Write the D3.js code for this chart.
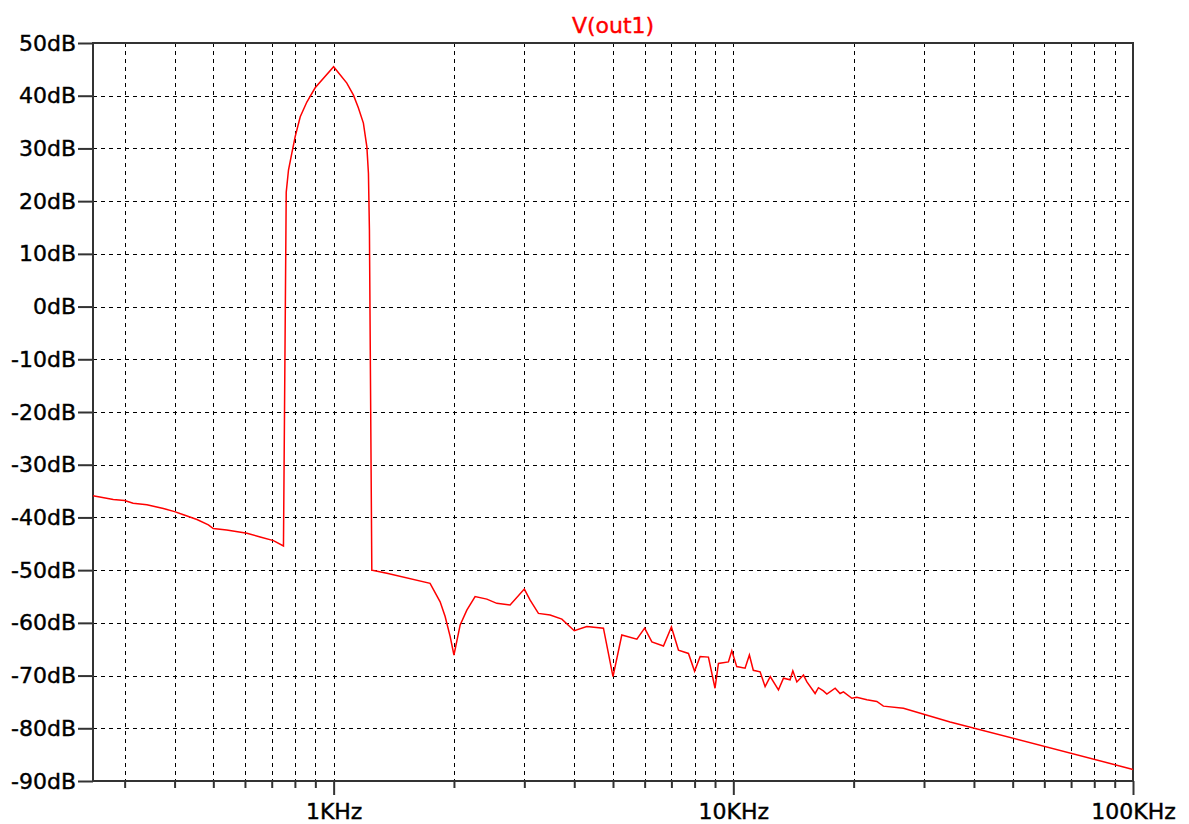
<!DOCTYPE html>
<html>
<head>
<meta charset="utf-8">
<script src="https://cdn.jsdelivr.net/npm/d3@7"></script>
<style>
  body { margin: 0; background: #fff; }
  text { font-family: "DejaVu Sans", sans-serif; }
</style>
</head>
<body>
<figure id="bode" style="margin:0"></figure>
<script>
// curve: frequency (Hz) and magnitude (dB)
var freq = [250, 281, 300, 315, 341, 375, 400, 421, 455, 486, 500, 540, 607, 655, 707, 749,
  761, 771, 786, 801, 825, 857, 899, 1000, 1079, 1121, 1153, 1187, 1211, 1222, 1229, 1246,
  1250, 1359, 1743, 1847, 1901, 1957, 2000, 2073, 2154, 2259, 2417, 2560, 2764, 3000, 3102,
  3254, 3481, 3724, 4000, 4300, 4732, 5000, 5260, 5737, 6000, 6255, 6687, 7000, 7291, 7723,
  8000, 8259, 8664, 9000, 9178, 9721, 9913, 10200, 10700, 10970, 11220, 11670, 12010, 12370,
  12970, 13350, 13870, 14090, 14420, 14980, 15280, 16020, 16330, 16800, 17140, 17980, 18500,
  18860, 19800, 20370, 21580, 22860, 23740, 26650, 34860, 100000];
var mag = [-35.9, -36.6, -36.8, -37.3, -37.6, -38.3, -38.9, -39.5, -40.4, -41.4, -42.1, -42.4, -43.0, -43.7, -44.4, -45.4,
  21.7, 25.9, 29.1, 32.2, 36.0, 38.8, 41.5, 45.5, 42.4, 40.1, 37.7, 34.8, 30.3, 25.3, 14.5, -50.0,
  -50.0, -50.6, -52.5, -56.0, -58.8, -62.6, -66.1, -60.4, -57.6, -55.0, -55.5, -56.3, -56.6, -53.6, -55.7,
  -58.2, -58.5, -59.3, -61.5, -60.7, -61.0, -70.2, -62.3, -63.1, -61.0, -63.6, -64.4, -60.8, -65.2, -65.8,
  -69.2, -66.4, -66.5, -72.4, -67.7, -67.4, -65.3, -68.3, -68.6, -66.1, -69.0, -69.3, -72.1, -70.2,
  -72.7, -70.5, -70.8, -69.1, -71.2, -69.9, -71.2, -73.4, -72.3, -72.9, -73.5, -72.4, -73.4,
  -73.1, -74.3, -74.1, -74.6, -74.9, -75.8, -76.2, -78.8, -87.8];

// tick values and labels
var dbTicks = [50, 40, 30, 20, 10, 0, -10, -20, -30, -40, -50, -60, -70, -80, -90];
var majorFreqs = [1000, 10000, 100000];
var majorLabels = ["1KHz", "10KHz", "100KHz"];
var minorFreqs = [300, 400, 500, 600, 700, 800, 900,
  2000, 3000, 4000, 5000, 6000, 7000, 8000, 9000,
  20000, 30000, 40000, 50000, 60000, 70000, 80000, 90000];
var traceName = "V(out1)";

var margin = {top: 43, right: 56, bottom: 43, left: 93},
  width = 1189 - margin.left - margin.right,
  height = 824 - margin.top - margin.bottom;

var svg = d3.select("figure#bode")
.append("svg")
  .attr("width", width + margin.left + margin.right)
  .attr("height", height + margin.top + margin.bottom)
.append("g")
  .attr("transform", "translate(" + margin.left + "," + margin.top + ")");

var x = d3.scaleLog()
  .domain([250, 100000])
  .range([0, width]);

var y = d3.scaleLinear()
  .domain([-90, 50])
  .range([height, 0]);

// dashed grid
svg.append("g")
  .selectAll("line")
  .data(minorFreqs.concat(majorFreqs.slice(0, 2)))
  .enter()
  .append("line")
    .attr("x1", function(d) { return Math.round(x(d)) + 0.5; })
    .attr("x2", function(d) { return Math.round(x(d)) + 0.5; })
    .attr("y1", 0)
    .attr("y2", height)
    .attr("stroke", "#000")
    .attr("stroke-dasharray", "4,4");

svg.append("g")
  .selectAll("line")
  .data(dbTicks.slice(1, -1))
  .enter()
  .append("line")
    .attr("x1", 0)
    .attr("x2", width)
    .attr("y1", function(d) { return Math.round(y(d)) + 0.5; })
    .attr("y2", function(d) { return Math.round(y(d)) + 0.5; })
    .attr("stroke", "#000")
    .attr("stroke-dasharray", "4,4");

// y axis
svg.append("g")
  .attr("class", "y_axis")
  .call(d3.axisLeft(y).tickValues(dbTicks).tickSize(15).tickPadding(2)
    .tickFormat(function(d) { return d + "dB"; }))
  .call(g => g.select(".domain").remove())
  .call(g => g.selectAll("line").attr("stroke", "#333").attr("stroke-width", 2))
  .call(g => g.selectAll("text").attr("fill", "#000").attr("stroke", "#000")
    .attr("stroke-width", 0.4).style("font-size", "22px"));

// x axis: minor ticks, then labelled decades
svg.append("g")
  .attr("transform", "translate(0," + height + ")")
  .call(d3.axisBottom(x).tickValues(minorFreqs).tickSize(7).tickFormat(""))
  .call(g => g.select(".domain").remove())
  .call(g => g.selectAll("line").attr("stroke", "#333").attr("stroke-width", 2));

svg.append("g")
  .attr("transform", "translate(0," + height + ")")
  .call(d3.axisBottom(x).tickValues(majorFreqs).tickSize(14).tickPadding(8)
    .tickFormat(function(d, i) { return majorLabels[i]; }))
  .call(g => g.select(".domain").remove())
  .call(g => g.selectAll("line").attr("stroke", "#333").attr("stroke-width", 2))
  .call(g => g.selectAll("text").attr("fill", "#000").attr("stroke", "#000")
    .attr("stroke-width", 0.4).style("font-size", "22px"));

// frame
svg.append("rect")
  .attr("x", 0)
  .attr("y", 0)
  .attr("width", width)
  .attr("height", height)
  .attr("fill", "none")
  .attr("stroke", "#333")
  .attr("stroke-width", 2);

// trace
var line = d3.line()
  .x(function(d, i) { return x(freq[i]); })
  .y(function(d) { return y(d); });

svg.append("path")
  .datum(mag)
  .attr("d", line)
  .attr("fill", "none")
  .attr("stroke", "#ff0000")
  .attr("stroke-width", 1.5);

// title
svg.append("text")
  .attr("x", width / 2)
  .attr("y", -10)
  .attr("text-anchor", "middle")
  .attr("fill", "#ff0000")
  .attr("stroke", "#ff0000")
  .attr("stroke-width", 0.4)
  .style("font-size", "22px")
  .text(traceName);
</script>
</body>
</html>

····················

Written exercise »
Transcribe the listing in full. Omit the pictures and keep every line exact.

Answer for the task »
Write the D3.js code for this chart.
<!DOCTYPE html>
<html>
<head>
<meta charset="utf-8">
<script src="https://cdn.jsdelivr.net/npm/d3@7"></script>
<style>
  body { margin: 0; background: #fff; }
  text { font-family: "DejaVu Sans", sans-serif; }
</style>
</head>
<body>
<figure id="bode" style="margin:0"></figure>
<script>
// curve: frequency (Hz) and magnitude (dB)
var freq = [250, 281, 300, 315, 341, 375, 400, 421, 455, 486, 500, 540, 607, 655, 707, 749,
  761, 771, 786, 801, 825, 857, 899, 1000, 1079, 1121, 1153, 1187, 1211, 1222, 1229, 1246,
  1250, 1359, 1743, 1847, 1901, 1957, 2000, 2073, 2154, 2259, 2417, 2560, 2764, 3000, 3102,
  3254, 3481, 3724, 4000, 4300, 4732, 5000, 5260, 5737, 6000, 6255, 6687, 7000, 7291, 7723,
  8000, 8259, 8664, 9000, 9178, 9721, 9913, 10200, 10700, 10970, 11220, 11670, 12010, 12370,
  12970, 13350, 13870, 14090, 14420, 14980, 15280, 16020, 16330, 16800, 17140, 17980, 18500,
  18860, 19800, 20370, 21580, 22860, 23740, 26650, 34860, 100000];
var mag = [-35.9, -36.6, -36.8, -37.3, -37.6, -38.3, -38.9, -39.5, -40.4, -41.4, -42.1, -42.4, -43.0, -43.7, -44.4, -45.4,
  21.7, 25.9, 29.1, 32.2, 36.0, 38.8, 41.5, 45.5, 42.4, 40.1, 37.7, 34.8, 30.3, 25.3, 14.5, -50.0,
  -50.0, -50.6, -52.5, -56.0, -58.8, -62.6, -66.1, -60.4, -57.6, -55.0, -55.5, -56.3, -56.6, -53.6, -55.7,
  -58.2, -58.5, -59.3, -61.5, -60.7, -61.0, -70.2, -62.3, -63.1, -61.0, -63.6, -64.4, -60.8, -65.2, -65.8,
  -69.2, -66.4, -66.5, -72.4, -67.7, -67.4, -65.3, -68.3, -68.6, -66.1, -69.0, -69.3, -72.1, -70.2,
  -72.7, -70.5, -70.8, -69.1, -71.2, -69.9, -71.2, -73.4, -72.3, -72.9, -73.5, -72.4, -73.4,
  -73.1, -74.3, -74.1, -74.6, -74.9, -75.8, -76.2, -78.8, -87.8];

// tick values and labels
var dbTicks = [50, 40, 30, 20, 10, 0, -10, -20, -30, -40, -50, -60, -70, -80, -90];
var majorFreqs = [1000, 10000, 100000];
var majorLabels = ["1KHz", "10KHz", "100KHz"];
var minorFreqs = [300, 400, 500, 600, 700, 800, 900,
  2000, 3000, 4000, 5000, 6000, 7000, 8000, 9000,
  20000, 30000, 40000, 50000, 60000, 70000, 80000, 90000];
var traceName = "V(out1)";

var margin = {top: 43, right: 56, bottom: 43, left: 93},
  width = 1189 - margin.left - margin.right,
  height = 824 - margin.top - margin.bottom;

var svg = d3.select("figure#bode")
.append("svg")
  .attr("width", width + margin.left + margin.right)
  .attr("height", height + margin.top + margin.bottom)
.append("g")
  .attr("transform", "translate(" + margin.left + "," + margin.top + ")");

var x = d3.scaleLog()
  .domain([250, 100000])
  .range([0, width]);

var y = d3.scaleLinear()
  .domain([-90, 50])
  .range([height, 0]);

// dashed grid
svg.append("g")
  .selectAll("line")
  .data(minorFreqs.concat(majorFreqs.slice(0, 2)))
  .enter()
  .append("line")
    .attr("x1", function(d) { return Math.round(x(d)) + 0.5; })
    .attr("x2", function(d) { return Math.round(x(d)) + 0.5; })
    .attr("y1", 0)
    .attr("y2", height)
    .attr("stroke", "#000")
    .attr("stroke-dasharray", "4,4");

svg.append("g")
  .selectAll("line")
  .data(dbTicks.slice(1, -1))
  .enter()
  .append("line")
    .attr("x1", 0)
    .attr("x2", width)
    .attr("y1", function(d) { return Math.round(y(d)) + 0.5; })
    .attr("y2", function(d) { return Math.round(y(d)) + 0.5; })
    .attr("stroke", "#000")
    .attr("stroke-dasharray", "4,4");

// y axis
svg.append("g")
  .attr("class", "y_axis")
  .call(d3.axisLeft(y).tickValues(dbTicks).tickSize(15).tickPadding(2)
    .tickFormat(function(d) { return d + "dB"; }))
  .call(g => g.select(".domain").remove())
  .call(g => g.selectAll("line").attr("stroke", "#333").attr("stroke-width", 2))
  .call(g => g.selectAll("text").attr("fill", "#000").attr("stroke", "#000")
    .attr("stroke-width", 0.4).style("font-size", "22px"));

// x axis: minor ticks, then labelled decades
svg.append("g")
  .attr("transform", "translate(0," + height + ")")
  .call(d3.axisBottom(x).tickValues(minorFreqs).tickSize(7).tickFormat(""))
  .call(g => g.select(".domain").remove())
  .call(g => g.selectAll("line").attr("stroke", "#333").attr("stroke-width", 2));

svg.append("g")
  .attr("transform", "translate(0," + height + ")")
  .call(d3.axisBottom(x).tickValues(majorFreqs).tickSize(14).tickPadding(8)
    .tickFormat(function(d, i) { return majorLabels[i]; }))
  .call(g => g.select(".domain").remove())
  .call(g => g.selectAll("line").attr("stroke", "#333").attr("stroke-width", 2))
  .call(g => g.selectAll("text").attr("fill", "#000").attr("stroke", "#000")
    .attr("stroke-width", 0.4).style("font-size", "22px"));

// frame
svg.append("rect")
  .attr("x", 0)
  .attr("y", 0)
  .attr("width", width)
  .attr("height", height)
  .attr("fill", "none")
  .attr("stroke", "#333")
  .attr("stroke-width", 2);

// trace
var line = d3.line()
  .x(function(d, i) { return x(freq[i]); })
  .y(function(d) { return y(d); });

svg.append("path")
  .datum(mag)
  .attr("d", line)
  .attr("fill", "none")
  .attr("stroke", "#ff0000")
  .attr("stroke-width", 1.5);

// title
svg.append("text")
  .attr("x", width / 2)
  .attr("y", -10)
  .attr("text-anchor", "middle")
  .attr("fill", "#ff0000")
  .attr("stroke", "#ff0000")
  .attr("stroke-width", 0.4)
  .style("font-size", "22px")
  .text(traceName);
</script>
</body>
</html>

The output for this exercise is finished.